Unlike with music downloads and other matters of entertainment, waiting for the due course of legalization to run just may not be an option in the matters of terrorism (or, indeed, abortion).
Re:Time to switch (Score:3, Insightful)
There, fixed that for you.
You're naive if you think AT&T is the only carrier assisting various TLAs.
Why does your cell phone company need your SSN?!? (Score:2, Insightful)
Actually, it should just be illegal.
Re:Time to switch (Score:4, Insightful)
The government breaking the law and private citizens breaking the law are radically different things. The government is an artificial structure defined by the law - if it breaks that law, then it can no longer be trusted to serve it's intended purpose rather than some unwanted purpose. And when a government is serving unwanted and unintended purposes that's a very bad thing.
Re:Time to switch (Score:3, Insightful)
Basically every single person in the country trusts their private conversations to telecom companies. If a telecom company breaks that trust and shares those conversations with a government agency (without a court-issued warrant), they damn well deserve to lose business over it.
Re:Time to switch (Score:3, Insightful)
From there it is easy to decide who to focus on more closely to try to find anything else they want for use now or in the future.
You do remember that the Nixon administration had its famous "enemies list" that it used to target people for various forms of harassment - IRS audits, FBI investigations, etc. So don't tell me it can't happen. It already has. And I can guarantee you that an administration that implemented NSA spying - AGAINST THE CONSTITUTION OF THE USA - 7 months BEFORE 9/11 - would be more than happy to misuse that information.
Go ahead and say it's tinfoil hat time, but this administration (they ARE the ones pushing the NSA to help fight terra') has done more to spy on the American public wholesale than any other. Bar none. They have done more that is contrary to the Constitution and have by many Constitutional scholar's violated more than any other administration in history.
One day, you might realize that this administration is not a democracy and doesn't really want a democracy. They just want power to run their games.
Re:Time to switch (Score:3, Insightful)
Some of the more interesting uses are against perfectly legal opponents of the current government and it's policies. For example democrats, peace protectors, socialists, proponents of socialized medicine and so on. There is a history for such abuses of power by presidents in the past. If you don't realize the uses of knowing what your political rivals plan to do then you are an idiot.
Re:Because an OPT IN would be the right thing to d (Score:4, Insightful)
This is why I find it important to distinguish from consumer and customer. The customer is always right. The consumer is just a resource. Problem is, we are the consumer. The corporation on the other end of the data-mining business is the customer.

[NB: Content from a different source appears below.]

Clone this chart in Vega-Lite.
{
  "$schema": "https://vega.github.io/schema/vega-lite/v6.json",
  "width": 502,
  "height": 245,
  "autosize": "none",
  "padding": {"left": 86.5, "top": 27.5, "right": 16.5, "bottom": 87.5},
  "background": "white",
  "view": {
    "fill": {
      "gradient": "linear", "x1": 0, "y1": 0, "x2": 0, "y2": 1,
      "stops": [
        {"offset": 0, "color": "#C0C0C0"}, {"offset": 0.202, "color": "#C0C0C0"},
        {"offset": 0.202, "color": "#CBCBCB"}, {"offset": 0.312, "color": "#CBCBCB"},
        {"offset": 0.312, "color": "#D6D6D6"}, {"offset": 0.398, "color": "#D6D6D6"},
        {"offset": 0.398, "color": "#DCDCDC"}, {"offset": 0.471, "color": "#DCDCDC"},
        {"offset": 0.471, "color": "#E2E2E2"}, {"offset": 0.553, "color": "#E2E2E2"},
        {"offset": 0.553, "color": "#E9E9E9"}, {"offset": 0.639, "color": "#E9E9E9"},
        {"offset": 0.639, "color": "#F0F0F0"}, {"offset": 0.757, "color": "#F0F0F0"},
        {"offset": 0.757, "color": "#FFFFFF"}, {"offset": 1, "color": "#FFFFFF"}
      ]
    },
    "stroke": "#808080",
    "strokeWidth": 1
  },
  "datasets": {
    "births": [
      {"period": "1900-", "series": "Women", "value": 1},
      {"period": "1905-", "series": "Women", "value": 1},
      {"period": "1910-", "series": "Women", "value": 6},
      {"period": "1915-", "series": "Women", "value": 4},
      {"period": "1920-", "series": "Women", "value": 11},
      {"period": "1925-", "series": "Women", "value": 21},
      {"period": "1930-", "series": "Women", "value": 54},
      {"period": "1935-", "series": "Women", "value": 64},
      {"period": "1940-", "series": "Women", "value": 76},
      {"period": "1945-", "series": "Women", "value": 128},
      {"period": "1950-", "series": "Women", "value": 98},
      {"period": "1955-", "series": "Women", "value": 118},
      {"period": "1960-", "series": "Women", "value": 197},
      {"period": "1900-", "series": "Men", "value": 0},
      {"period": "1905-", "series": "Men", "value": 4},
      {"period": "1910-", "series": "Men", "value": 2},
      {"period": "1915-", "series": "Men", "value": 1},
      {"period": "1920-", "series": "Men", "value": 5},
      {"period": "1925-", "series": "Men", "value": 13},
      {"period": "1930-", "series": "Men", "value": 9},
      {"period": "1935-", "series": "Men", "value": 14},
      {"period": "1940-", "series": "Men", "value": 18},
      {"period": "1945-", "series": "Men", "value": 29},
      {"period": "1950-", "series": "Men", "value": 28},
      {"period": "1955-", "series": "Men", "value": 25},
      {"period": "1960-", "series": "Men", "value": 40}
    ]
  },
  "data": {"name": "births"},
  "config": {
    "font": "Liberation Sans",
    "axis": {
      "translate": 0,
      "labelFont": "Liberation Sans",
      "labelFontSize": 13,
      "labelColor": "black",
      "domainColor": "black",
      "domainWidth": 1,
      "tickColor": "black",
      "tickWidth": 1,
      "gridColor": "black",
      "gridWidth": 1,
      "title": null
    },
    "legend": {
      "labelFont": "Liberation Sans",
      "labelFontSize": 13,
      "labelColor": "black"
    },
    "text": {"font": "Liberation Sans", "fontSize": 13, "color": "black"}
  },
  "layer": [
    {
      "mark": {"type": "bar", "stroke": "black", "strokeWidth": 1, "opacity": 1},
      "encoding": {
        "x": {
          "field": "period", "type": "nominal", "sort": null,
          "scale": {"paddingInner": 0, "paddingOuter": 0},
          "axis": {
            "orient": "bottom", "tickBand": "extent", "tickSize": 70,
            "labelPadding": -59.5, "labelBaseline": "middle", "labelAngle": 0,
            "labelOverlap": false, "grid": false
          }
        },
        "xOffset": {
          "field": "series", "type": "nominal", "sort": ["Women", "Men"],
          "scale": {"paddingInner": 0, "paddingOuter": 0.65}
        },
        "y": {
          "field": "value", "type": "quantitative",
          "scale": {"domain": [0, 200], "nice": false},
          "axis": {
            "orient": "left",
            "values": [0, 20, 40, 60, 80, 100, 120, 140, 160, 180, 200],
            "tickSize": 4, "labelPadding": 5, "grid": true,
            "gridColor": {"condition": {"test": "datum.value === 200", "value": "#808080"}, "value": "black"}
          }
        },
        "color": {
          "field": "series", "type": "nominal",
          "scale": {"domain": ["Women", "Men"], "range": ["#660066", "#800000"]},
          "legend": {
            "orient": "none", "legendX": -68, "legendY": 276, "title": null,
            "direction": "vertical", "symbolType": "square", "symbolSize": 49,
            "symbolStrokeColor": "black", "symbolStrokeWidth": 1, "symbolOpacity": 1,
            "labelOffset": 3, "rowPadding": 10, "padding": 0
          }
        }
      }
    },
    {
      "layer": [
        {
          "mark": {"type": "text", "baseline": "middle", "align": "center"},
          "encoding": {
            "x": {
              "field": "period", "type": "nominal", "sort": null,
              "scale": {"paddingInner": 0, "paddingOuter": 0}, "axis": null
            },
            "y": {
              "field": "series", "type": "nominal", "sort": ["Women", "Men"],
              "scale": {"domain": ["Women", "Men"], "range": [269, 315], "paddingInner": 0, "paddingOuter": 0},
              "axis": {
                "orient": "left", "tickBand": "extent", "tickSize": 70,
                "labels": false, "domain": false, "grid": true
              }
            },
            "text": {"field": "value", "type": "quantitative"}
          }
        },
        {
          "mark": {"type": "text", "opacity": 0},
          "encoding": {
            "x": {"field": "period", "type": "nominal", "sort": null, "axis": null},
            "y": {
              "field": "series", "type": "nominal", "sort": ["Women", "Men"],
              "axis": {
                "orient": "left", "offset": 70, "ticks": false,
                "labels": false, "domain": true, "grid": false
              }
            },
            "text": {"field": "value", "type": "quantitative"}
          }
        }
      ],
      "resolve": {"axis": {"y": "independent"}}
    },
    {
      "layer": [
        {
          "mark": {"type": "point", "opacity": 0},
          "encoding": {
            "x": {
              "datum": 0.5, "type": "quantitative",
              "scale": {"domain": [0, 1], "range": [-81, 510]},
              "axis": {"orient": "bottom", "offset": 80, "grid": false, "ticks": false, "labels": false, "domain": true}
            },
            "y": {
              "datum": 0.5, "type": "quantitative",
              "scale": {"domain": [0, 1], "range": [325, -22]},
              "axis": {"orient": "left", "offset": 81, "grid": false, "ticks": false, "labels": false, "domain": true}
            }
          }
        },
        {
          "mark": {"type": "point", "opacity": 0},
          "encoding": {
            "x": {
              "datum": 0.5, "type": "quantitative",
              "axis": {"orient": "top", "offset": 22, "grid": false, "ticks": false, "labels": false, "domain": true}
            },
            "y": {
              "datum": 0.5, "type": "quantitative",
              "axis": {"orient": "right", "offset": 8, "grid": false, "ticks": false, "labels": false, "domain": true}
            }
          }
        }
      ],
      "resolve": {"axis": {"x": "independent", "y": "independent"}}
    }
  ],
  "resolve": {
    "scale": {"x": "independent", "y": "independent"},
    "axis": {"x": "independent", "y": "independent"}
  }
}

You can keep Euro cellphone billing. (Score:4, Insightful)
It doesn't strike me as illogical. If it cost people more to call cellphones than landlines, the uptake of cellphones would have been a lot slower. I certainly wouldn't be able to use a cellphone as my primary business line, since it would be obnoxious to charge people more (and, hence, discourage them from calling me) because I want the ability to take calls on the road.
The U.S. pricing structure means that text messages are a bad deal (which is why they're little used here compared to in Europe), but it also sped the adoption of cell phones to many people who wouldn't have bought them otherwise, particularly business users, and it prevented people from consciously avoiding making calls to cell phones because of the expense. It puts the expense of owning a cellphone on the person who wants the convenience of being mobile, rather than on the caller.